Poderio no Maranhão vem caindo
Apesar de ser um político com bom trânsito em Brasília, José Sarney vem perdendo espaço no seu estado de origem. A filha, Roseana Sarney, que assumiu o governo por decisão judicial em 2009, se reelegeu em 2010 com uma pequena diferença de votos e em meio a muitas denúncias. Em 2014, o grupo de Sarney perdeu o governo estadual para Flávio Dino (PCdoB) e também a cadeira do Senado em disputa.
Roseana Sarney foi citada durante as investigações da Lava Jato – ela teria recebido propina em troca da liberação de um precatório de R$ 134 milhões favorecendo a UTC Engenharia. Há outras denúncias da Justiça Estadual do Maranhão contra Roseana, como a que investiga desvios na área da saúde.
Na atual legislatura da Câmara dos Deputados, dos 18 deputados do Maranhão, apenas três são do PMDB. No período entre 2010 e 2014, eram 8.
Sarney começou na política prometendo “modernizar” o Maranhão
José Sarney foi eleito governador do Maranhão em 1965, após uma grande crise social no estado, que teve início em 1951.
Segundo o sociólogo Bruno Rogens, a oligarquia liderada por Vitorino Freire estava em decadência, e Sarney prometia mudar e modernizar o estado.
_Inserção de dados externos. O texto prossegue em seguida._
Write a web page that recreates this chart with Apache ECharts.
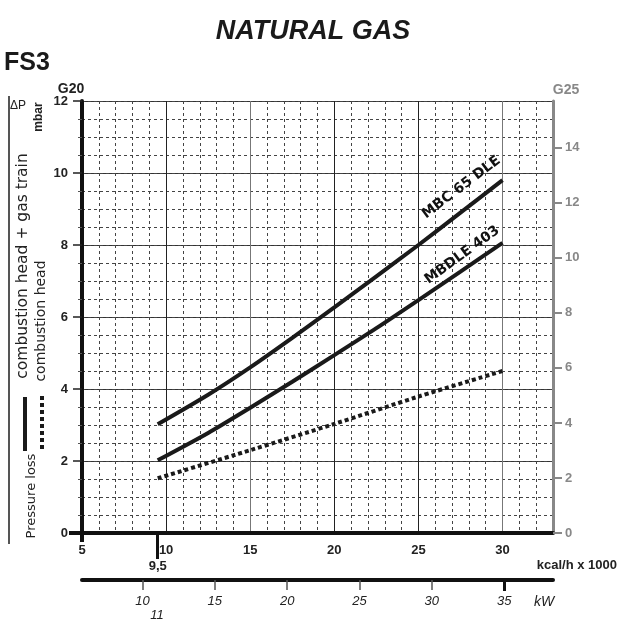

O curta-metragem “Maranhão 66”, do cineasta Glauber Rocha, mostra a posse dele e a recepção popular.
“Ele gozava do apoio dos generais, que queriam resolver situações locais e manter a estabilidade nos estados. Fica claro, pelos indicadores sociais, que não houve melhoras no Maranhão, mas ele consolidou seu poder na ditatura, e se elegeu senador por dois mandatos”, relata.
Sarney iniciou a carreira no PSD, depois foi para a UDN e posteriormente para a Arena, que dava sustentação ao regime militar.
Na época das Diretas Já, ele, que tinha voltado para o PSD, rompeu com o partido e ajudou a criar o PFL. Foi indicado para a vice-presidência de Tancredo Neves e, com a morte deste antes da posse, assumindo a Presidência da República em 1985.
Em 1990, mudou o domicílio eleitoral para o Amapá e se elegeu senador por mais três mandatos, totalizando cinco. Foi eleito presidente do Senado quatro vezes.